Task prompt. Copy nothing but the text: repeat each entry exactly and drop the images.

Data entries.
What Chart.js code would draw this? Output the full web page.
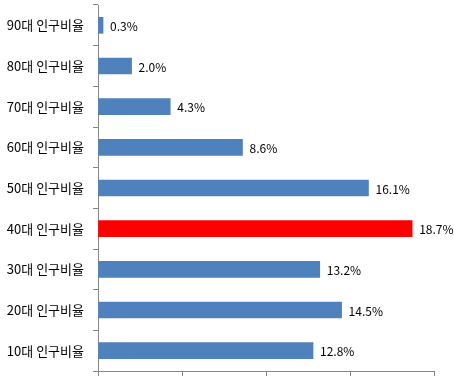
<!DOCTYPE html>
<html>
<head>
<meta charset="utf-8">
<script src="https://cdn.jsdelivr.net/npm/chart.js@4"></script>
<style>
  body { margin: 0; background: #fff; }
  #wrap { width: 454px; height: 377px; }
</style>
</head>
<body>
<div id="wrap"><canvas id="ageChart"></canvas></div>
<script>
const categories = ['90대 인구비율', '80대 인구비율', '70대 인구비율', '60대 인구비율', '50대 인구비율',
                    '40대 인구비율', '30대 인구비율', '20대 인구비율', '10대 인구비율'];
const ratios = [0.3, 2.0, 4.3, 8.6, 16.1, 18.7, 13.2, 14.5, 12.8];
const highlight = '40대 인구비율';

// value labels to the right of each bar
const valueLabels = {
    id: 'valueLabels',
    afterDatasetsDraw(chart) {
        const ctx = chart.ctx;
        const meta = chart.getDatasetMeta(0);
        ctx.save();
        ctx.font = '12px "Noto Sans CJK KR", sans-serif';
        ctx.fillStyle = '#000';
        ctx.textBaseline = 'middle';
        meta.data.forEach((bar, i) => {
            ctx.fillText(ratios[i].toFixed(1) + '%', bar.x + 7, bar.y + 1);
        });
        ctx.restore();
    }
};

const ctx = document.getElementById('ageChart').getContext('2d');
new Chart(ctx, {
    type: 'bar',
    data: {
        labels: categories,
        datasets: [{
            data: ratios,
            backgroundColor: categories.map(c => c === highlight ? '#ff0000' : '#4f81bd'),
            barThickness: 16
        }]
    },
    options: {
        indexAxis: 'y',
        responsive: true,
        maintainAspectRatio: false,
        animation: false,
        layout: { padding: { top: 5, right: 20, left: 0, bottom: 0 } },
        plugins: {
            legend: { display: false },
            tooltip: { enabled: false }
        },
        scales: {
            x: {
                min: 0,
                max: 20,
                ticks: { stepSize: 5, callback: () => '' , padding: 0 },
                grid: { drawOnChartArea: false, drawTicks: true, tickLength: 5, color: '#868686' },
                border: { color: '#868686' },
                afterFit: s => { s.height = 6; s.paddingLeft = 0; s.paddingRight = 0; }
            },
            y: {
                ticks: {
                    color: '#000',
                    padding: 9,
                    font: { family: '"Noto Sans CJK KR", sans-serif', size: 13 }
                },
                grid: { drawOnChartArea: false, drawTicks: true, tickLength: 5, color: '#868686', offset: true },
                border: { color: '#868686' },
                afterFit: s => { s.width = 98; s.paddingTop = 0; s.paddingBottom = 0; }
            }
        }
    },
    plugins: [valueLabels]
});
</script>
</body>
</html>
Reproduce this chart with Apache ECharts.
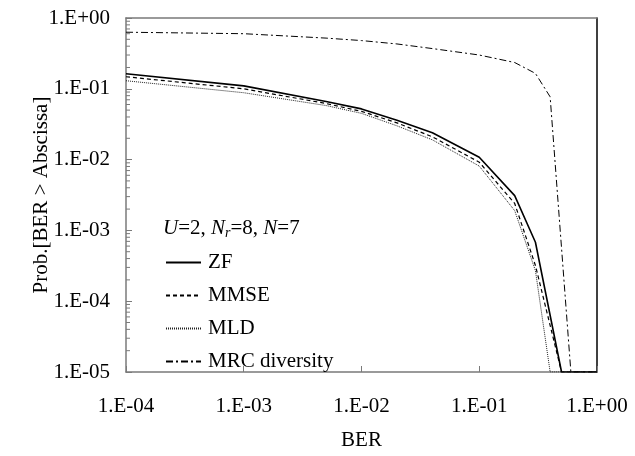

Finished task.
What Chart.js code would draw this? Output the full web page.
<!DOCTYPE html>
<html>
<head>
<meta charset="utf-8">
<script src="https://cdn.jsdelivr.net/npm/chart.js@4"></script>
<style>
  body { margin: 0; background: #fff; }
  #wrap { width: 454px; height: 377px; }
</style>
</head>
<body>
<div id="wrap"><canvas id="ageChart"></canvas></div>
<script>
const categories = ['90대 인구비율', '80대 인구비율', '70대 인구비율', '60대 인구비율', '50대 인구비율',
                    '40대 인구비율', '30대 인구비율', '20대 인구비율', '10대 인구비율'];
const ratios = [0.3, 2.0, 4.3, 8.6, 16.1, 18.7, 13.2, 14.5, 12.8];
const highlight = '40대 인구비율';

// value labels to the right of each bar
const valueLabels = {
    id: 'valueLabels',
    afterDatasetsDraw(chart) {
        const ctx = chart.ctx;
        const meta = chart.getDatasetMeta(0);
        ctx.save();
        ctx.font = '12px "Noto Sans CJK KR", sans-serif';
        ctx.fillStyle = '#000';
        ctx.textBaseline = 'middle';
        meta.data.forEach((bar, i) => {
            ctx.fillText(ratios[i].toFixed(1) + '%', bar.x + 7, bar.y + 1);
        });
        ctx.restore();
    }
};

const ctx = document.getElementById('ageChart').getContext('2d');
new Chart(ctx, {
    type: 'bar',
    data: {
        labels: categories,
        datasets: [{
            data: ratios,
            backgroundColor: categories.map(c => c === highlight ? '#ff0000' : '#4f81bd'),
            barThickness: 16
        }]
    },
    options: {
        indexAxis: 'y',
        responsive: true,
        maintainAspectRatio: false,
        animation: false,
        layout: { padding: { top: 5, right: 20, left: 0, bottom: 0 } },
        plugins: {
            legend: { display: false },
            tooltip: { enabled: false }
        },
        scales: {
            x: {
                min: 0,
                max: 20,
                ticks: { stepSize: 5, callback: () => '' , padding: 0 },
                grid: { drawOnChartArea: false, drawTicks: true, tickLength: 5, color: '#868686' },
                border: { color: '#868686' },
                afterFit: s => { s.height = 6; s.paddingLeft = 0; s.paddingRight = 0; }
            },
            y: {
                ticks: {
                    color: '#000',
                    padding: 9,
                    font: { family: '"Noto Sans CJK KR", sans-serif', size: 13 }
                },
                grid: { drawOnChartArea: false, drawTicks: true, tickLength: 5, color: '#868686', offset: true },
                border: { color: '#868686' },
                afterFit: s => { s.width = 98; s.paddingTop = 0; s.paddingBottom = 0; }
            }
        }
    },
    plugins: [valueLabels]
});
</script>
</body>
</html>
Reproduce this chart with Apache ECharts.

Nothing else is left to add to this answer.